Posted on 20 May 2014

Around one quarter of Queensland’s (Australia) coal production is in the red according to the latest industry data provided to Treasurer Tim Nicholls in the lead-up to the June state budget. The bleak outlook headlines a ‘Strong Choices’ submission from the Queensland Resources Council compiled with the assistance of independent economic consultants, Wood MacKenzie and Lawrence Consulting. “Despite vigorous cost cutting, 25% of the coal currently produced in Queensland is being done so at a loss, including half of all thermal coal production,” QRC Chief Executive Michael Roche said last week.

“Some of these mines are only staying open because production is a more palatable option than closing operations locked into transport costs levied on a take or pay basis. However, with one out of every 10 t of coal currently produced in Queensland in the red to the tune of more than A$14, some mines are at extreme risk of shutdown. If that happens, Queensland could lose up to A$1.8 billion in spending with more than 22,000 jobs in the line of fire.”

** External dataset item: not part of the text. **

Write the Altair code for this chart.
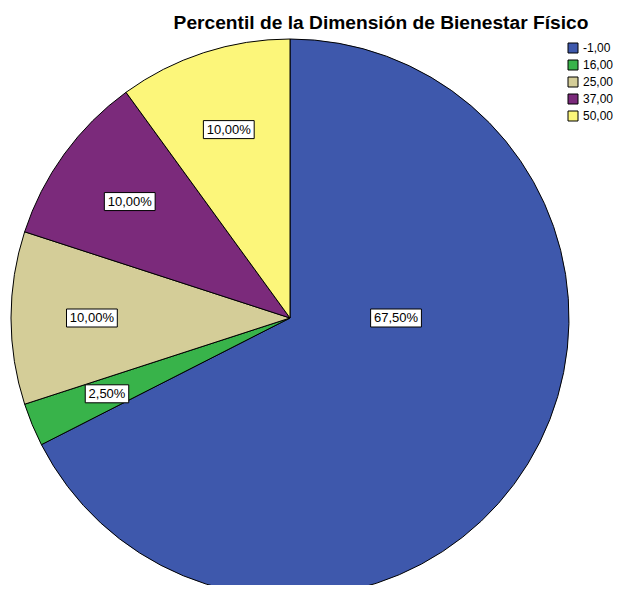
import altair as alt
import pandas as pd

title_text = "Percentil de la Dimensión de Bienestar Físico"
categories = ["-1,00", "16,00", "25,00", "37,00", "50,00"]
percentages = [67.5, 2.5, 10.0, 10.0, 10.0]
colors = ["#3E58AC", "#38B34A", "#D4CD98", "#7B2A7B", "#FCF67A"]

df = pd.DataFrame({"cat": categories, "pct": percentages, "ord": list(range(len(categories)))})

CX, CY, R = 282, 310, 279
FONT = "Liberation Sans"

base = alt.Chart(df)

pie = base.mark_arc(outerRadius=R, stroke="black", strokeWidth=1).encode(
    theta=alt.Theta("pct:Q", stack=True),
    color=alt.Color(
        "cat:N",
        sort=categories,
        scale=alt.Scale(domain=categories, range=colors),
        legend=alt.Legend(
            title=None, orient="none", legendX=559, legendY=34,
            symbolType="square", symbolSize=100, symbolStrokeColor="black",
            symbolStrokeWidth=1, symbolOpacity=1,
            labelFontSize=12, labelFont=FONT, labelColor="black",
            labelOffset=4, rowPadding=3, padding=0,
        ),
    ),
    order=alt.Order("ord:Q"),
    x=alt.value(CX),
    y=alt.value(CY),
)

labels = base.transform_window(
    cum="sum(pct)", sort=[alt.SortField("ord")], frame=[None, 0]
).transform_joinaggregate(
    tot="sum(pct)"
).transform_calculate(
    mid="(datum.cum - datum.pct/2)/datum.tot*2*PI",
    big="datum.pct/datum.tot > 0.5",
).transform_calculate(
    ang="datum.big ? PI/2 : datum.mid",
    rr=f"datum.big ? {0.38 * R} : {0.71 * R}",
).transform_calculate(
    lx=f"{CX} + datum.rr*sin(datum.ang)",
    ly=f"{CY} - datum.rr*cos(datum.ang)",
    txt="replace(format(datum.pct, '.2f'), '.', ',') + '%'",
).transform_calculate(
    w="length(datum.txt)*7.3 + 7",
).transform_calculate(
    bx1="datum.lx - datum.w/2",
    bx2="datum.lx + datum.w/2",
    by1="datum.ly - 9",
    by2="datum.ly + 9",
)

boxes = labels.mark_rect(fill="white", stroke="black", strokeWidth=1).encode(
    x=alt.X("bx1:Q", scale=None, axis=None),
    x2="bx2:Q",
    y=alt.Y("by1:Q", scale=None, axis=None),
    y2="by2:Q",
)

texts = labels.mark_text(fontSize=13, font=FONT, color="black", baseline="middle", align="center").encode(
    x=alt.X("lx:Q", scale=None, axis=None),
    y=alt.Y("ly:Q", scale=None, axis=None),
    text="txt:N",
)

title = alt.Chart(pd.DataFrame({"t": [title_text]})).mark_text(
    fontSize=19.2, fontWeight="bold", font=FONT, color="black", baseline="middle", align="center"
).encode(text="t:N", x=alt.value(373), y=alt.value(15))

chart = alt.layer(pie, boxes, texts, title).properties(
    width=606, height=577, autosize="none", padding=0
).configure_view(strokeWidth=0)

chart.save("out.html", embed_options={"renderer": "svg", "actions": False})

The QRC submission says that from a public interest perspective, increasing state-based taxes such as royalties is the least desirable option for the state government to return its budget to surplus and retire debt.

“Queensland’s metals, bauxite and gas producers are also at the wrong end of their respective global cost curves and in no shape to absorb a further royalty hit,” Roche said.

“Given the government’s need for significant and prompt revenue flows to stabilise debt levels and lower state borrowing costs, the QRC supports the government’s proposal for selected sale or leasing of assets, subject to appropriate regulatory and commercial safeguards being discussed with industry and implemented prior to divestment. To achieve structural improvements in the state’s finances, there is a need for higher revenue flows now and into the future.”

“Government reforms targeted at lowering costs, improving productivity and encouraging new investment in the resources sector will lead to stronger flows of sector royalties to the state,” Roche said.